Thoughts following the 2015 "Text By The Bay" Conference
1. word2vec and doc2vec appear to be pervasive
Mikolov et al.’s work on embedding words as real-numbered vectors using a skip-gram, negative-sampling model (word2vec code) was mentioned in nearly every talk I attended. Either companies are using various word2vec implementations directly or they are building diffs off of the basic framework. Trained on large corpora, the vector representations encode concepts in a large dimensional space (usually 200-300 dim). Beyond the “king - man = queen - woman” analogy party trick, such embeddings are finding real-world applications throughout NLP. For example, Mike Tamir ("Classifying Text without (many) Labels"; slide shown below), discussed how he is using the average representation over entire docs as features for text classification, out-performing other bag-of-words (BoW) techniques by a large measure with heavily imbalanced classes.
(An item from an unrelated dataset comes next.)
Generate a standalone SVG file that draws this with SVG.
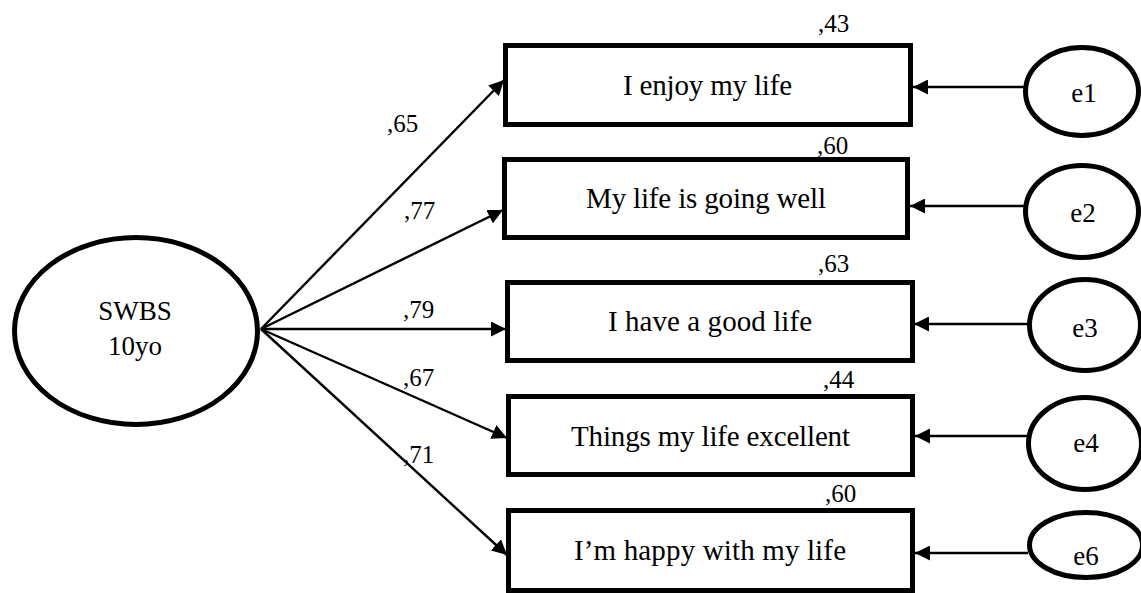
<svg xmlns="http://www.w3.org/2000/svg" width="1141" height="593" viewBox="0 0 1141 593">
<style>
.box{fill:#fff;stroke:#000;stroke-width:5}
.ell{fill:#fff;stroke:#000;stroke-width:5}
.ln{stroke:#000;stroke-width:2.4;fill:none;marker-end:url(#ah)}
.t{font-family:"Liberation Serif","Times New Roman",serif;fill:#000}
.bt{font-size:29px;text-anchor:middle}
.nt{font-size:27px;text-anchor:middle}
.lb{font-size:25px}
</style>
<defs>
<marker id="ah" viewBox="0 0 15 15" refX="15" refY="7.5" markerWidth="15" markerHeight="15" markerUnits="userSpaceOnUse" orient="auto">
<path d="M0,0 L15,7.5 L0,15 z" fill="#000"/>
</marker>
</defs>
<rect width="1141" height="593" fill="#fff"/>
<g id="connectors">
<line class="ln" x1="261" y1="329" x2="504" y2="80"/>
<line class="ln" x1="261" y1="329" x2="503" y2="210"/>
<line class="ln" x1="261" y1="329" x2="506" y2="329"/>
<line class="ln" x1="261" y1="329" x2="507" y2="438"/>
<line class="ln" x1="261" y1="329" x2="507" y2="555"/>
<line class="ln" x1="1024" y1="87" x2="913" y2="87"/>
<line class="ln" x1="1024" y1="206" x2="910" y2="206"/>
<line class="ln" x1="1028" y1="324" x2="914" y2="324"/>
<line class="ln" x1="1027" y1="436" x2="915" y2="436"/>
<line class="ln" x1="1028" y1="553" x2="915" y2="553"/>
<text class="t lb" x="387" y="132">,65</text>
<text class="t lb" x="404" y="219">,77</text>
<text class="t lb" x="403" y="318">,79</text>
<text class="t lb" x="403" y="386">,67</text>
<text class="t lb" x="403" y="463">,71</text>
</g>
<g id="swbs">
<ellipse class="ell" cx="136" cy="331" rx="121.5" ry="93.5"/>
<text class="t nt" x="135" y="320">SWBS</text>
<text class="t nt" x="135" y="355">10yo</text>
</g>
<g id="item1">
<rect class="box" x="505.5" y="45.5" width="405" height="79"/>
<text class="t bt" x="707.5" y="95" textLength="169" lengthAdjust="spacing">I enjoy my life</text>
<text class="t lb" x="818" y="32">,43</text>
</g>
<g id="item2">
<rect class="box" x="504.5" y="159.5" width="403" height="78"/>
<text class="t bt" x="706" y="208" textLength="240" lengthAdjust="spacing">My life is going well</text>
<text class="t lb" x="817" y="154">,60</text>
</g>
<g id="item3">
<rect class="box" x="507.5" y="282.5" width="405" height="78"/>
<text class="t bt" x="710" y="331" textLength="204" lengthAdjust="spacing">I have a good life</text>
<text class="t lb" x="818" y="272">,63</text>
</g>
<g id="item4">
<rect class="box" x="508.5" y="396.5" width="404" height="78"/>
<text class="t bt" x="710.5" y="446" textLength="279" lengthAdjust="spacing">Things my life excellent</text>
<text class="t lb" x="823" y="388">,44</text>
</g>
<g id="item5">
<rect class="box" x="508.5" y="510.5" width="404" height="80"/>
<text class="t bt" x="710" y="560" textLength="272" lengthAdjust="spacing">I’m happy with my life</text>
<text class="t lb" x="825" y="502">,60</text>
</g>
<g id="e1">
<ellipse class="ell" cx="1082" cy="91.5" rx="56.5" ry="44"/>
<text class="t nt" x="1084" y="102">e1</text>
</g>
<g id="e2">
<ellipse class="ell" cx="1082" cy="211.5" rx="56.5" ry="46"/>
<text class="t nt" x="1083" y="222">e2</text>
</g>
<g id="e3">
<ellipse class="ell" cx="1085" cy="325" rx="55.5" ry="45.5"/>
<text class="t nt" x="1085" y="337">e3</text>
</g>
<g id="e4">
<ellipse class="ell" cx="1085" cy="443.5" rx="56.5" ry="46"/>
<text class="t nt" x="1086" y="452">e4</text>
</g>
<g id="e6">
<ellipse class="ell" cx="1086" cy="545" rx="56.5" ry="32.5"/>
<text class="t nt" x="1086" y="565">e6</text>
</g>
</svg>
Marek Kolodziej ("Unsupervised NLP Tutorial using Apache Spark”) gave a wonderful talk about the long history of concept embeddings along with technical details of most of the salient papers. Chris Moody ("A Word is Worth a Thousand Vectors”) showed how word2vec was being used in conjunction with topic modeling for improved recommendation over standard cohort analysis. He also ended his talk about how word2vec can be extended beyond NLP to machine translation and graph analysis.